What needs to be done:
Sort through the data and copy the lines holding the word "chart".

Data segment:
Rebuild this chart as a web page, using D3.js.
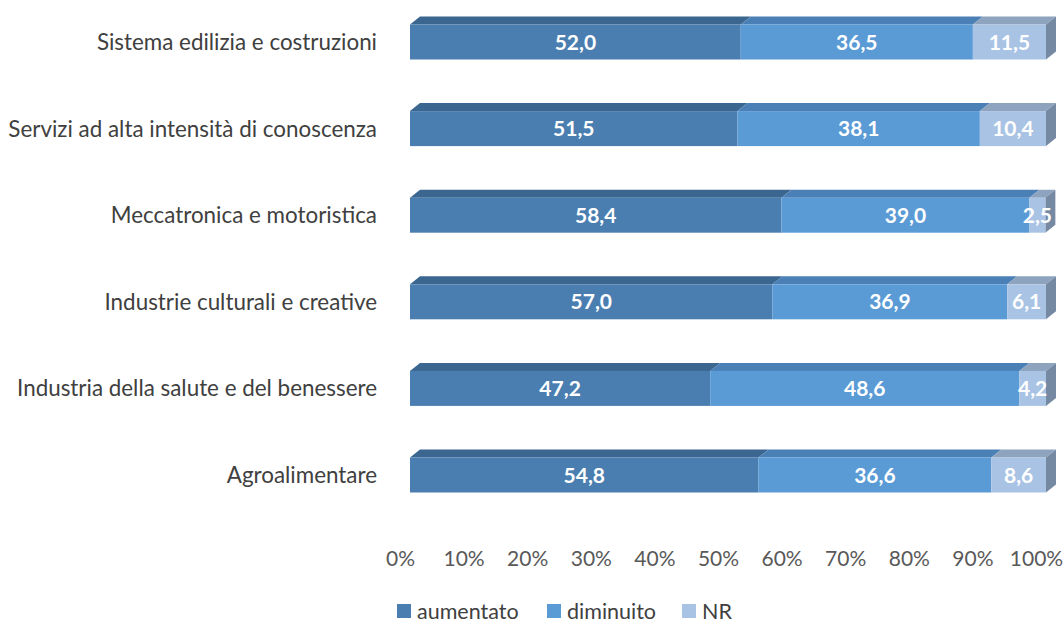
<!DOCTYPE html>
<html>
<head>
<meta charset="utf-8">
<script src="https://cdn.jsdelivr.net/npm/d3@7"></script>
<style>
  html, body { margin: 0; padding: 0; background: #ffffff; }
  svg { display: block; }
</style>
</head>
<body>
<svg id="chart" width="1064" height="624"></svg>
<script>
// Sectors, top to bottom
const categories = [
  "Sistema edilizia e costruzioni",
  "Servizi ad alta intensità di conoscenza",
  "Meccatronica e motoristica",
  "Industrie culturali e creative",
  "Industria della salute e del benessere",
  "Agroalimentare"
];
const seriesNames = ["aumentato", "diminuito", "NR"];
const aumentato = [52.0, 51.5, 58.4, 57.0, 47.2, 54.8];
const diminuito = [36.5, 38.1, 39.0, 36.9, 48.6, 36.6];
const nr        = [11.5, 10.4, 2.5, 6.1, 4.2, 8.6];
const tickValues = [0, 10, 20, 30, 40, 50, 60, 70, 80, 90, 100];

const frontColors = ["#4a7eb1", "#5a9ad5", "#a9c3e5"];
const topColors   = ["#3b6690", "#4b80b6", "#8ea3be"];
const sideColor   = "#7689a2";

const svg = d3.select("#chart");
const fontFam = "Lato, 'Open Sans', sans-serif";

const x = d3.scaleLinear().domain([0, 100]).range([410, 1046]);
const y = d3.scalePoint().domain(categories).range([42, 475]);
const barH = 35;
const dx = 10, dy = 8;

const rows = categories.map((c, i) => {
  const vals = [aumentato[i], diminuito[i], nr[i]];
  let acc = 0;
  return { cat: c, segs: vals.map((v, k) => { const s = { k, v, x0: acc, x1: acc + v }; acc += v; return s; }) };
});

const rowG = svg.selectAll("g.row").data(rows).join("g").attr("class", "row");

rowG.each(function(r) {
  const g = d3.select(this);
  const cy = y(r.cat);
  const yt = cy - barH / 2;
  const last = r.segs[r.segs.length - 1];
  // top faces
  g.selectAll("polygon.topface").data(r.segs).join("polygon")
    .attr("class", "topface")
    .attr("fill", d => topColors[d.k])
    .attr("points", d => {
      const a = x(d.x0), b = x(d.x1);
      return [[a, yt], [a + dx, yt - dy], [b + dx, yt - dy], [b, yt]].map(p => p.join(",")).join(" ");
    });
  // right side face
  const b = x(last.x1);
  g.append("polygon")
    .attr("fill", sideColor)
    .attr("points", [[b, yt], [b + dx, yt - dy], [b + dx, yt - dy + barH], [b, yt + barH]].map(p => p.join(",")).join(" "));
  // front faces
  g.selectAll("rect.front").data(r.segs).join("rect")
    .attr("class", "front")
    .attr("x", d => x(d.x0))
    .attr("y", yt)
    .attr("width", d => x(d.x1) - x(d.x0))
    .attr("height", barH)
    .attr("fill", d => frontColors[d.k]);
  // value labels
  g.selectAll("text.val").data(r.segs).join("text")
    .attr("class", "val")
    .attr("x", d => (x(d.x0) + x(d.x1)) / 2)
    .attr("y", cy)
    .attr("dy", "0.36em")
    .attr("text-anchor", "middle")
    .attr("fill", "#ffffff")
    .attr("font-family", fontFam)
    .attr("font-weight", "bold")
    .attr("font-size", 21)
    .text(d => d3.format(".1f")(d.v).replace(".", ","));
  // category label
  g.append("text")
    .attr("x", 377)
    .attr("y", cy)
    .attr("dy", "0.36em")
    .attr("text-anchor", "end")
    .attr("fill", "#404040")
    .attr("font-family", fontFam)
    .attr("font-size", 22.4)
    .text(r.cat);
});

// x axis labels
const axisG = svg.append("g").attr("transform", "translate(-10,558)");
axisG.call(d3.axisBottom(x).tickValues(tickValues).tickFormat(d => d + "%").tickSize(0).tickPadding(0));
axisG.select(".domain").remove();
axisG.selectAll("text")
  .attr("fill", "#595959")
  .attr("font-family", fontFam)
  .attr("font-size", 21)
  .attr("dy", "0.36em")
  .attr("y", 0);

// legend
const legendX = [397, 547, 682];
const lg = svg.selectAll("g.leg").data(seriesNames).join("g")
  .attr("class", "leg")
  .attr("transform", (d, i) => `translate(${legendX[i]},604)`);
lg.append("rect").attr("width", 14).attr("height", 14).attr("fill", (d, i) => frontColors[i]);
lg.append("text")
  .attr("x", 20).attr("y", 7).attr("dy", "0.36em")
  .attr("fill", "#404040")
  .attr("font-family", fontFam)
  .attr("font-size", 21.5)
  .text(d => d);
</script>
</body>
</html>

Exercise output:
Rebuild this chart as a web page, using D3.js.
<svg id="chart" width="1064" height="624"></svg>
const svg = d3.select("#chart");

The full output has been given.